Untuk menghalau kenaikan harga di pasar, Khalifah juga mengawasi pasar setiap hari agar tidak terjadi kecurangan yang menghambat distribusi.
karena itu, akan ada edukasi fikih muamalah bagi pedagang dan pengusaha agar mereka tidak melakukan praktik yang merusak mekanisme pasar, seperti monopoli. Jika ada yang melakukan penimbunan dan kecurangan, maka pelaku akan diberi sanksi tegas dan dilarang berdagang di pasar.
Agar pasokan pangan tidak mengalami kelangkaan dan berdampak pada stabilitas harga, maka dari sektor hulu Khalifah akan melakukan revitalisasi lahan tidur dan modernisasi pertanian sehingga jumlah produksi pangan bisa memenuhi kebutuhan rakyat.

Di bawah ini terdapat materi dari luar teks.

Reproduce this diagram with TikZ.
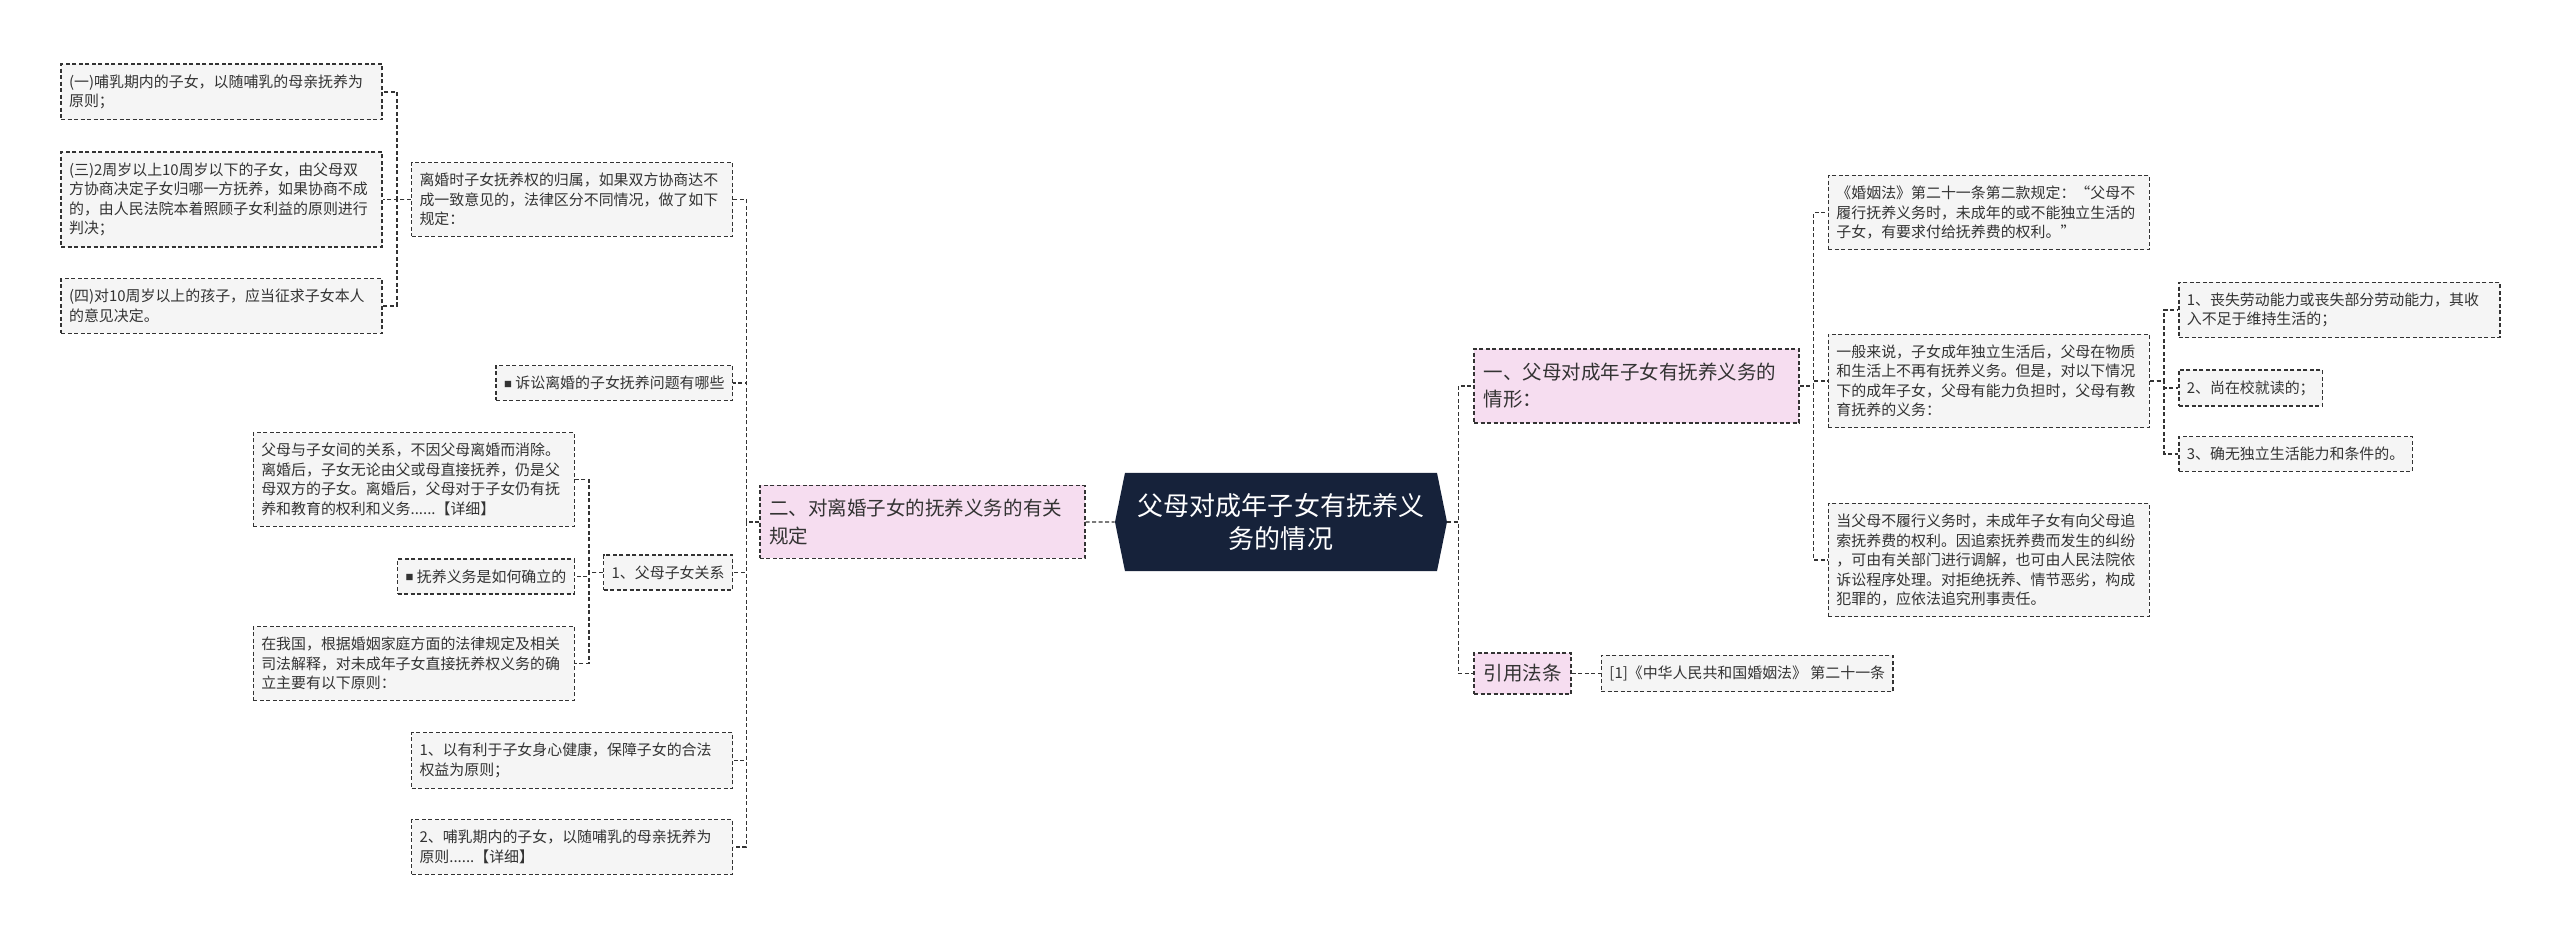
\documentclass[tikz,border=0pt]{standalone}
\usepackage{fontspec}
\setmainfont{Noto Sans CJK SC}
\usepackage{xcolor}
\usetikzlibrary{positioning,shapes.symbols}
\definecolor{mnavy}{HTML}{16223A}
\definecolor{mpink}{HTML}{F6DDF0}
\definecolor{mgray}{HTML}{F5F5F5}
\definecolor{mline}{HTML}{333333}
\newcommand{\sqmark}{\raisebox{0.1em}{\fontsize{4.5pt}{4.5pt}\selectfont ■}}

\begin{document}
\begin{tikzpicture}[
  font=\fontsize{8.5pt}{11.1pt}\selectfont,
  leaf/.style={draw=mline, fill=mgray, line width=0.28mm, dash pattern=on 0.8mm off 0.5mm,
    align=left, inner xsep=1.6mm, inner ysep=2.1mm, text=mline},
  wide/.style={leaf, text width=61mm},
  topic/.style={leaf, fill=mpink, font=\fontsize{11.1pt}{15.4pt}\selectfont, inner xsep=1.9mm},
  root/.style={shape=signal, signal to=east and west, signal pointer angle=157, fill=mnavy,
    text=white, align=center, font=\fontsize{14.8pt}{18.5pt}\selectfont,
    minimum width=66.4mm, minimum height=19.6mm, inner sep=0pt},
  conn/.style={draw=mline, line width=0.28mm, dash pattern=on 0.8mm off 0.5mm},
]
\useasboundingbox (-256.2mm,-83.8mm) rectangle (255.8mm,104.4mm);
\node[root] (root) {父母对成年子女有抚养义\\务的情况};
% right half
\node[topic, right=5.2mm of root, yshift=27.2mm, text width=61.2mm, minimum height=14.8mm] (adult)
  {一、父母对成年子女有抚养义务的\\情形：};
\node[topic, right=5.2mm of root, yshift=-30.3mm, minimum height=8.2mm] (cite) {引用法条};
\node[leaf, right=5.8mm of cite] (law) {[1]《中华人民共和国婚姻法》 第二十一条};
\node[wide, right=5.6mm of adult, yshift=34.7mm] (art21)
  {《婚姻法》第二十一条第二款规定：“父母不\\履行抚养义务时，未成年的或不能独立生活的\\子女，有要求付给抚养费的权利。”};
\node[wide, right=5.6mm of adult, yshift=1mm] (general)
  {一般来说，子女成年独立生活后，父母在物质\\和生活上不再有抚养义务。但是，对以下情况\\下的成年子女，父母有能力负担时，父母有教\\育抚养的义务：};
\node[wide, right=5.6mm of adult, yshift=-34.8mm] (claim)
  {当父母不履行义务时，未成年子女有向父母追\\索抚养费的权利。因追索抚养费而发生的纠纷\\，可由有关部门进行调解，也可由人民法院依\\诉讼程序处理。对拒绝抚养、情节恶劣，构成\\犯罪的，应依法追究刑事责任。};
\node[wide, right=5.6mm of general, yshift=14.2mm] (loss)
  {1、丧失劳动能力或丧失部分劳动能力，其收\\入不足于维持生活的；};
\node[leaf, right=5.6mm of general, yshift=-1.4mm] (school) {2、尚在校就读的；};
\node[leaf, right=5.6mm of general, yshift=-14.6mm] (noability) {3、确无独立生活能力和条件的。};
% left half
\node[topic, left=5.8mm of root, text width=61.2mm, minimum height=14.6mm] (divorce)
  {二、对离婚子女的抚养义务的有关\\规定};
\node[wide, left=5.2mm of divorce, yshift=64.5mm] (custody)
  {离婚时子女抚养权的归属，如果双方协商达不\\成一致意见的，法律区分不同情况，做了如下\\规定：};
\node[leaf, left=5.2mm of divorce, yshift=27.8mm] (suit) {\sqmark\ 诉讼离婚的子女抚养问题有哪些};
\node[leaf, left=5.2mm of divorce, yshift=-10.1mm] (rel) {1、父母子女关系};
\node[wide, left=5.2mm of divorce, yshift=-47.7mm] (health)
  {1、以有利于子女身心健康，保障子女的合法\\权益为原则；};
\node[wide, left=5.2mm of divorce, yshift=-65mm] (infant)
  {2、哺乳期内的子女，以随哺乳的母亲抚养为\\原则......【详细】};
\node[wide, left=5.6mm of custody, yshift=21.5mm] (nurse)
  {(一)哺乳期内的子女，以随哺乳的母亲抚养为\\原则；};
\node[wide, left=5.6mm of custody] (age210)
  {(三)2周岁以上10周岁以下的子女，由父母双\\方协商决定子女归哪一方抚养，如果协商不成\\的，由人民法院本着照顾子女利益的原则进行\\判决；};
\node[wide, left=5.6mm of custody, yshift=-21.3mm] (over10)
  {(四)对10周岁以上的孩子，应当征求子女本人\\的意见决定。};
\node[wide, left=5.6mm of rel, yshift=18.6mm] (bond)
  {父母与子女间的关系，不因父母离婚而消除。\\离婚后，子女无论由父或母直接抚养，仍是父\\母双方的子女。离婚后，父母对于子女仍有抚\\养和教育的权利和义务......【详细】};
\node[leaf, left=5.6mm of rel, yshift=-0.8mm] (howto) {\sqmark\ 抚养义务是如何确立的};
\node[wide, left=5.6mm of rel, yshift=-18.2mm] (rules)
  {在我国，根据婚姻家庭方面的法律规定及相关\\司法解释，对未成年子女直接抚养权义务的确\\立主要有以下原则：};
% connectors
\draw[conn] (divorce) -- (root);
\draw[conn] (cite) -- (law);
\foreach \n in {adult,cite} \draw[conn] (root.east) -- ++(2.2mm,0) |- (\n.west);
\foreach \n in {art21,general,claim} \draw[conn] (adult.east) -- ++(2.8mm,0) |- (\n.west);
\foreach \n in {loss,school,noability} \draw[conn] (general.east) -- ++(2.8mm,0) |- (\n.west);
\foreach \n in {custody,suit,rel,health,infant} \draw[conn] (divorce.west) -- ++(-2.6mm,0) |- (\n.east);
\foreach \n in {nurse,age210,over10} \draw[conn] (custody.west) -- ++(-2.8mm,0) |- (\n.east);
\foreach \n in {bond,howto,rules} \draw[conn] (rel.west) -- ++(-2.8mm,0) |- (\n.east);
\end{tikzpicture}
\end{document}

Selain itu, negara juga memastikan setiap individu rakyat bisa mengakses bahan pokok. Negara juga akan meminimalkan pengangguran dengan cara memfasilitasi lapangan kerja bagi para laki-laki agar dapat mencukupi kebutuhan keluarga, yaitu dengan cara memberi bantuan modal, keahlian, dan alat produksi sehingga iklim usaha menjadi kondusif.

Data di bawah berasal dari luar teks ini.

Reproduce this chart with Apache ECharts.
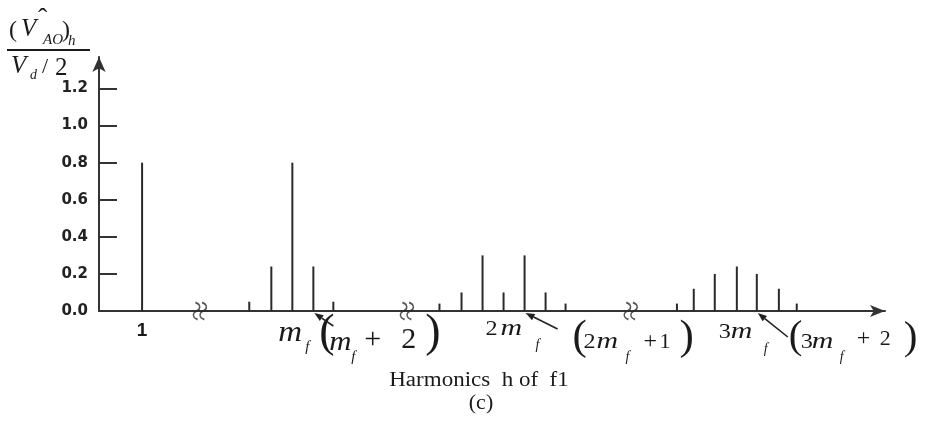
<!DOCTYPE html>
<html>
<head>
<meta charset="utf-8">
<script src="https://cdn.jsdelivr.net/npm/echarts@6/dist/echarts.min.js"></script>
<style>
html,body{margin:0;padding:0;background:#fff;}
#main{width:925px;height:421px;}
</style>
</head>
<body>
<div id="main"></div>
<script>
// positions on the broken harmonic axis (slot units) and amplitudes (V_AO)h / (Vd/2)
var fundPos = [2.05];
var fundVal = [0.8];
var mfPos = [7.15, 8.2, 9.2, 10.2, 11.15];
var mfVal = [0.05, 0.24, 0.8, 0.24, 0.05];
var mf2Pos = [16.2, 17.25, 18.25, 19.25, 20.25, 21.25, 22.2];
var mf2Val = [0.04, 0.1, 0.3, 0.1, 0.3, 0.1, 0.04];
var mf3Pos = [27.5, 28.3, 29.3, 30.35, 31.3, 32.35, 33.2];
var mf3Val = [0.04, 0.12, 0.2, 0.24, 0.2, 0.12, 0.04];
var breakPos = [4.8, 14.65, 25.3];
var yTicks = [0, 0.2, 0.4, 0.6, 0.8, 1.0, 1.2];
var xLabelPos = [2.05];
var xLabelText = ['1'];

var serif = '"Liberation Serif", "Times New Roman", serif';
var ink = '#1a1a1a';

function pairs(xs, ys) {
	return xs.map(function (x, i) { return [x, ys[i]]; });
}
var barData = [].concat(pairs(fundPos, fundVal), pairs(mfPos, mfVal), pairs(mf2Pos, mf2Val), pairs(mf3Pos, mf3Val));

var chart = echarts.init(document.getElementById('main'));
var option = {
	backgroundColor: '#fff',
	animation: false,
	grid: {left: 99, right: 40, top: 57, bottom: 110},
	xAxis: {
		type: 'value',
		min: 0,
		max: 37.4,
		splitLine: {show: false},
		axisTick: {show: false},
		axisLine: {show: true, symbol: ['none', 'arrow'], symbolSize: [9, 15], lineStyle: {color: '#333', width: 2}},
		axisLabel: {
			customValues: xLabelPos,
			margin: 10,
			fontFamily: 'Liberation Sans',
			fontWeight: 'bold',
			fontSize: 19,
			color: ink,
			formatter: function (v) { return xLabelText[xLabelPos.indexOf(v)] || ''; }
		}
	},
	yAxis: {
		type: 'value',
		min: 0,
		max: 1.37,
		splitLine: {show: false},
		axisLine: {show: true, symbol: ['none', 'arrow'], symbolSize: [10, 15], lineStyle: {color: '#333', width: 2}},
		axisTick: {show: true, inside: true, length: 18, customValues: yTicks.slice(1), lineStyle: {color: '#333', width: 2}},
		axisLabel: {
			customValues: yTicks,
			margin: 11,
			fontFamily: 'DejaVu Sans',
			fontWeight: 'bold',
			fontSize: 15,
			color: '#222',
			formatter: function (v) { return v.toFixed(1); }
		}
	},
	series: [
		{
			type: 'bar',
			data: barData,
			barWidth: 2,
			itemStyle: {color: '#2a2a2a'},
			silent: true
		},
		{
			type: 'scatter',
			data: breakPos.map(function (p) { return [p, 0]; }),
			symbol: 'path://M4,0 C9,2 9,6 5,8 C1,10 1,14 6,16 M10,0 C15,2 15,6 11,8 C7,10 7,14 12,16',
			symbolSize: [13, 17],
			itemStyle: {color: 'rgba(0,0,0,0)', borderColor: '#2a2a2a', borderWidth: 1.6},
			z: 5,
			silent: true
		}
	]
};
chart.setOption(option);

function px(x, y) { return chart.convertToPixel({gridIndex: 0}, [x, y]); }

function txt(x, base, s, size, italic, sx, align) {
	return {
		type: 'text', x: x, y: base - 0.34 * size, scaleX: sx || 1, silent: true,
		style: {text: s, fontFamily: serif, fontSize: size, fontStyle: italic ? 'italic' : 'normal',
			fill: ink, align: align || 'left', verticalAlign: 'middle'}
	};
}

function arrow(tip, tail) {
	var dx = tip[0] - tail[0], dy = tip[1] - tail[1];
	var L = Math.sqrt(dx * dx + dy * dy), ux = dx / L, uy = dy / L;
	var hl = 9, hw = 3.5;
	var bx = tip[0] - ux * hl, by = tip[1] - uy * hl;
	return [
		{type: 'line', silent: true, shape: {x1: tail[0], y1: tail[1], x2: bx, y2: by}, style: {stroke: '#222', lineWidth: 1.6}},
		{type: 'polygon', silent: true, shape: {points: [tip, [bx - uy * hw, by + ux * hw], [bx + uy * hw, by - ux * hw]]}, style: {fill: '#222'}}
	];
}

var y0 = px(0, 0)[1];
var a = px(mfPos[2], 0)[0], a2 = px(mfPos[3], 0)[0];
var b = px(mf2Pos[3], 0)[0], b1 = px(mf2Pos[4], 0)[0];
var c = px(mf3Pos[3], 0)[0], c2 = px(mf3Pos[4], 0)[0];

var g = [];
// y axis title: (V^_AO)_h over Vd/2
g.push(txt(9, 39, '(', 24, false));
g.push(txt(21, 38, 'V', 25, true));
g.push(txt(38, 29, 'ˆ', 28, false));
g.push(txt(43, 45, 'AO', 15, true));
g.push(txt(62, 39, ')', 24, false));
g.push(txt(68, 46, 'h', 15, true));
g.push({type: 'line', silent: true, shape: {x1: 7, y1: 50, x2: 90, y2: 50}, style: {stroke: ink, lineWidth: 2}});
g.push(txt(11, 75, 'V', 25, true));
g.push(txt(30, 80, 'd', 14, true));
g.push(txt(42, 75, '/', 22, false));
g.push(txt(55, 77, '2', 25, false));

// m_f  (m_f + 2)
g.push(txt(a - 14, y0 + 32, 'm', 30, true, 1.1));
g.push(txt(a + 13, y0 + 41, 'f', 15, true));
g.push(txt(a + 27, y0 + 39, '(', 46, false));
g.push(txt(a + 37, y0 + 41, 'm', 28, true, 1.1));
g.push(txt(a + 59, y0 + 51, 'f', 15, true));
g.push(txt(a + 72, y0 + 39, '+', 30, false));
g.push(txt(a + 109, y0 + 39, '2', 30, false));
g.push(txt(a + 133, y0 + 39, ')', 46, false));

// 2m_f  (2m_f + 1)
g.push(txt(b - 18, y0 + 26, '2', 22, false, 1.1));
g.push(txt(b - 3, y0 + 26, 'm', 23, true, 1.3));
g.push(txt(b + 32, y0 + 39, 'f', 14, true));
g.push(txt(b + 69, y0 + 41, '(', 43, false));
g.push(txt(b + 80, y0 + 39, '2', 22, false, 1.1));
g.push(txt(b + 93, y0 + 39, 'm', 23, true, 1.3));
g.push(txt(b + 122, y0 + 51, 'f', 14, true));
g.push(txt(b + 140, y0 + 39, '+', 24, false));
g.push(txt(b + 156, y0 + 39, '1', 22, false));
g.push(txt(b + 176, y0 + 41, ')', 43, false));

// 3m_f  (3m_f + 2)
g.push(txt(c - 18, y0 + 29, '3', 22, false, 1.1));
g.push(txt(c - 6, y0 + 29, 'm', 23, true, 1.3));
g.push(txt(c + 27, y0 + 43, 'f', 14, true));
g.push(txt(c + 52, y0 + 40, '(', 41, false));
g.push(txt(c + 64, y0 + 39, '3', 22, false, 1.1));
g.push(txt(c + 75, y0 + 39, 'm', 23, true, 1.3));
g.push(txt(c + 103, y0 + 51, 'f', 14, true));
g.push(txt(c + 120, y0 + 36, '+', 24, false));
g.push(txt(c + 143, y0 + 36, '2', 22, false));
g.push(txt(c + 167, y0 + 41, ')', 41, false));

// arrows pointing at the side-band lines
g = g.concat(arrow([a2 + 1, y0 + 2], [a2 + 20, y0 + 15]));
g = g.concat(arrow([b1 + 1, y0 + 2], [b1 + 33, y0 + 18]));
g = g.concat(arrow([c2 + 1, y0 + 2], [c2 + 31, y0 + 26]));

// axis caption
g.push(txt(479, 388, 'Harmonics  h of  f1', 20, false, 1.15, 'center'));
g.push(txt(481, 411, '(c)', 20, false, 1.1, 'center'));

chart.setOption({graphic: g});
</script>
</body>
</html>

Negara dapat melakukan semua ini karena Khalifah mempunyai sumber pemasukan yang besar, baik dari pos fa'i dan ganimah, harta milik umum, maupun zakat mal. Sehingga, rakyat yang lemah seperti lansia, penyandang disabilitas, anak yatim, akan mendapatkan bantuan pangan dari negara secara rutin dan berkelanjutan dalam jumlah yang mencukupi kebutuhan mereka sehari-hari.
Semua itu dilakukan Khalifah karena posisinya sebagai ra'in (pengurus) dan mas' ul (penanggung jawab) rakyat, bukan sebagai regulator yang hanya bisa membuat regulasi, tetapi menyengsarakan rakyat. Dengan demikian, Khalifah dapat memenuhi kebutuhan pangan rakyat. Semua ini akan berjalan dengan baik ketika negara bervisi ra'in yang berada di bawah naungan Khilafah Islamiah. Wallaahu'alam bishshowwab.